A year after dropping her cat off at Toronto Animal Services to be cremated — and going home with a box of ashes — a Toronto woman was shocked to hear her pet’s body had been found in a freezer. “I left him in his little basket with his toys,” Karen Miller said of the day she dropped off Ryland, who died of a heart condition at age seven. After a wait of several weeks last June, she was told she could come and get Ryland’s ashes.
“I brought the box of ashes I thought were his home,” said Miller, who has one other cat and fosters two. Earlier this month, Miller said Animal Services called her to say that they had found Ryland’s body at the bottom of a freezer. They were able to identify the orange tabby because he was still in his bed with his toys, she said. “So whose ashes do I have and does that family want them back?” she remembered asking. “I was quite upset. I was crying . . . this isn’t acceptable.”
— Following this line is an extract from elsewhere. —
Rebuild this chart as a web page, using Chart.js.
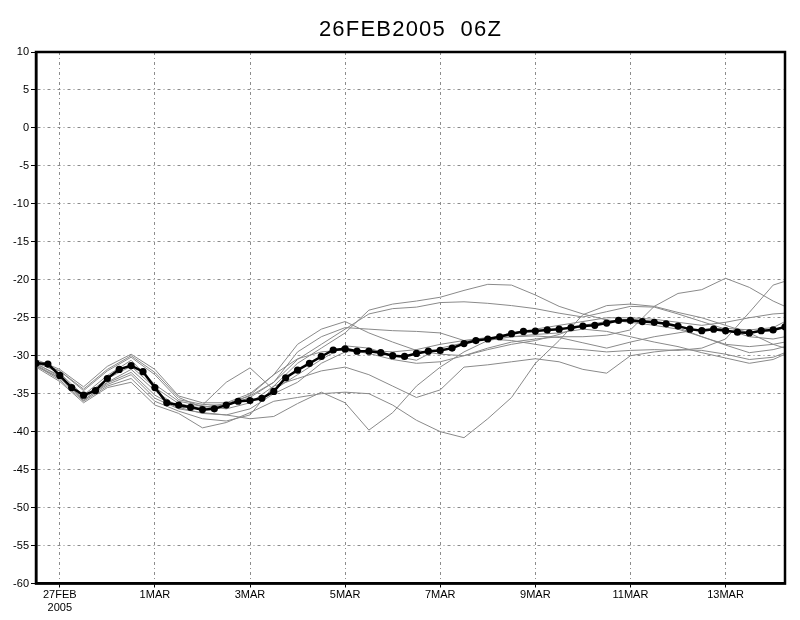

Animal Services could not tell her where the ashes she had been given came from, she said, but told her they did not belong to another family. “Then I thought ‘OK wait a second, you just reached in a general pile, scooped up some remains from a general cremation of raccoons and squirrels, put them in a box, cashed my cheque and let me cry?’” said Miller, who paid $80 for the cremation service. “Clearly that’s not right.”
Animal Services would not comment on how this mix-up could have happened, saying an investigation into the matter is ongoing. But the organization no longer performs public cremations.